| Given exercise |
Every line below is to be copied exactly, with the pictures left out.

| Source material |
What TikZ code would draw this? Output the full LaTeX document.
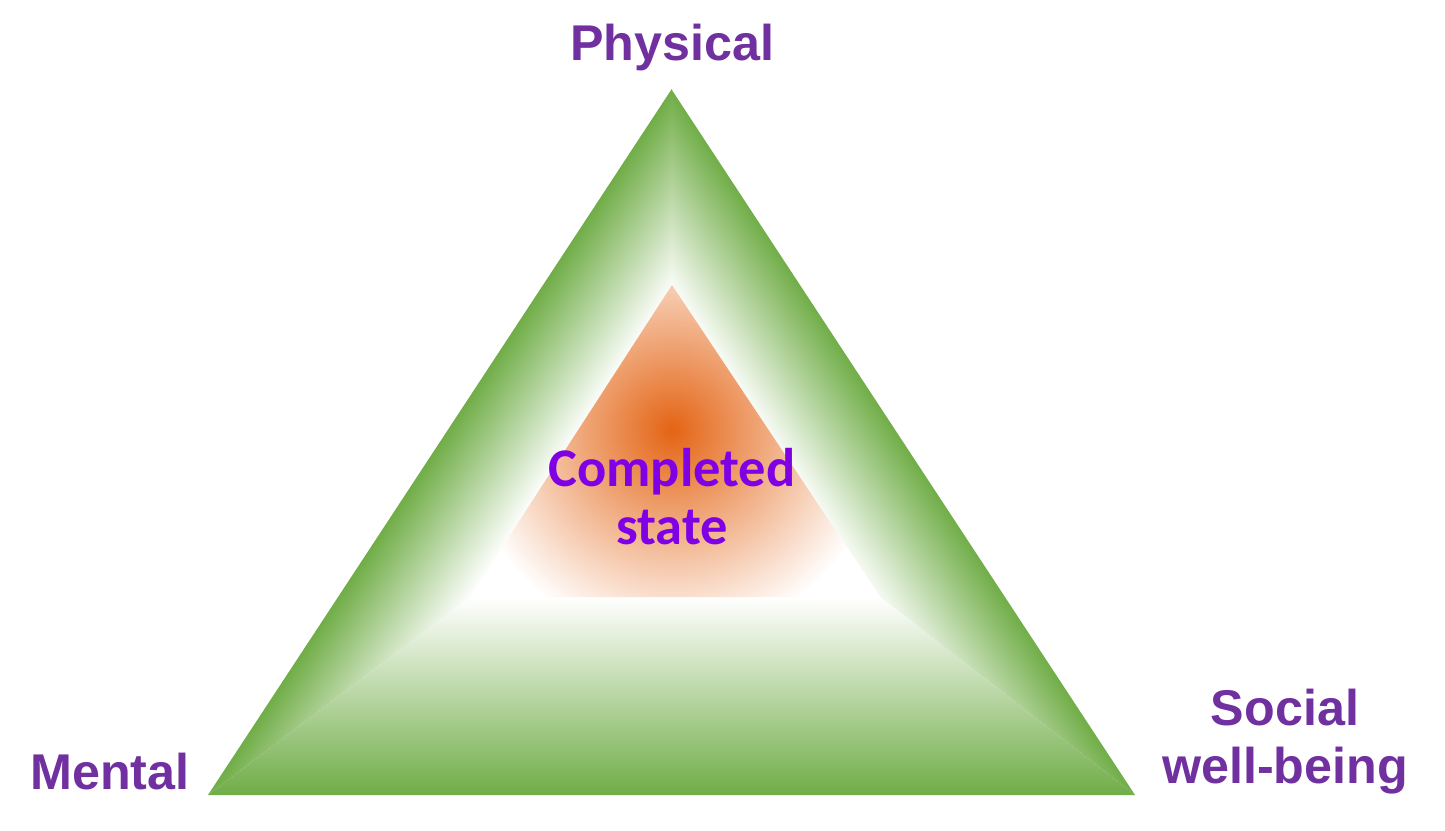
\documentclass[tikz,border=0pt]{standalone}
\usepackage{fontspec}
\setmainfont{Liberation Sans}
\newfontfamily\calfont{Carlito}
\definecolor{grn}{RGB}{112,173,71}
\definecolor{org}{RGB}{228,100,20}
\definecolor{lbl}{RGB}{112,48,160}
\definecolor{ctr}{RGB}{128,0,230}
\tikzset{lab/.style={text=lbl,font=\fontsize{14.3}{16.5}\selectfont\bfseries,align=center},
 clab/.style={text=ctr,font=\calfont\fontsize{15.5}{16.5}\selectfont\bfseries,align=center}}
\begin{document}
\begin{tikzpicture}
\useasboundingbox (0,0) rectangle (14.45,8.3);
\coordinate (A) at (6.72,7.42);
\coordinate (B) at (2.08,0.35);
\coordinate (C) at (11.35,0.35);
\coordinate (a) at (6.72,5.45);
\coordinate (b) at (4.70,2.33);
\coordinate (c) at (8.80,2.33);
% left bevel
\begin{scope}
\clip (B)--(A)--(a)--(b)--cycle;
\begin{scope}[transform canvas={shift={(2.08,0.35)},rotate=-33.3}]
\shade[left color=grn,right color=white] (0,-12) rectangle (1.12,12);
\end{scope}
\end{scope}
% right bevel
\begin{scope}
\clip (C)--(A)--(a)--(c)--cycle;
\begin{scope}[transform canvas={shift={(11.35,0.35)},rotate=213.3}]
\shade[left color=grn,right color=white] (0,-12) rectangle (1.12,12);
\end{scope}
\end{scope}
% bottom bevel
\begin{scope}
\clip (B)--(C)--(c)--(b)--cycle;
\shade[bottom color=grn,top color=white] (1,0.35) rectangle (12,2.33);
\end{scope}
% inner
\fill[white] (a)--(b)--(c)--cycle;
\begin{scope}
\clip (a)--(b)--(c)--cycle;
\shade[inner color=org,outer color=white] (6.72,4.0) circle (2.1);
\end{scope}
\node[lab] (phys) at (6.72,7.82) {Physical};
\node[lab] (ment) at (1.10,0.58) {Mental};
\node[lab] (soc) at (12.85,0.88) {Social\\well-being};
\node[clab] (cs) at (6.72,3.33) {Completed\\state};
\end{tikzpicture}
\end{document}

| Final result |
What TikZ code would draw this? Output the full LaTeX document.
\documentclass[tikz,border=0pt]{standalone}
\usepackage{fontspec}
\setmainfont{Liberation Sans}
\newfontfamily\calfont{Carlito}
\definecolor{grn}{RGB}{112,173,71}
\definecolor{org}{RGB}{228,100,20}
\definecolor{lbl}{RGB}{112,48,160}
\definecolor{ctr}{RGB}{128,0,230}
\tikzset{lab/.style={text=lbl,font=\fontsize{14.3}{16.5}\selectfont\bfseries,align=center},
 clab/.style={text=ctr,font=\calfont\fontsize{15.5}{16.5}\selectfont\bfseries,align=center}}
\begin{document}
\begin{tikzpicture}
\useasboundingbox (0,0) rectangle (14.45,8.3);
\coordinate (A) at (6.72,7.42);
\coordinate (B) at (2.08,0.35);
\coordinate (C) at (11.35,0.35);
\coordinate (a) at (6.72,5.45);
\coordinate (b) at (4.70,2.33);
\coordinate (c) at (8.80,2.33);
% left bevel
\begin{scope}
\clip (B)--(A)--(a)--(b)--cycle;
\begin{scope}[transform canvas={shift={(2.08,0.35)},rotate=-33.3}]
\shade[left color=grn,right color=white] (0,-12) rectangle (1.12,12);
\end{scope}
\end{scope}
% right bevel
\begin{scope}
\clip (C)--(A)--(a)--(c)--cycle;
\begin{scope}[transform canvas={shift={(11.35,0.35)},rotate=213.3}]
\shade[left color=grn,right color=white] (0,-12) rectangle (1.12,12);
\end{scope}
\end{scope}
% bottom bevel
\begin{scope}
\clip (B)--(C)--(c)--(b)--cycle;
\shade[bottom color=grn,top color=white] (1,0.35) rectangle (12,2.33);
\end{scope}
% inner
\fill[white] (a)--(b)--(c)--cycle;
\begin{scope}
\clip (a)--(b)--(c)--cycle;
\shade[inner color=org,outer color=white] (6.72,4.0) circle (2.1);
\end{scope}
\node[lab] (phys) at (6.72,7.82) {Physical};
\node[lab] (ment) at (1.10,0.58) {Mental};
\node[lab] (soc) at (12.85,0.88) {Social\\well-being};
\node[clab] (cs) at (6.72,3.33) {Completed\\state};
\end{tikzpicture}
\end{document}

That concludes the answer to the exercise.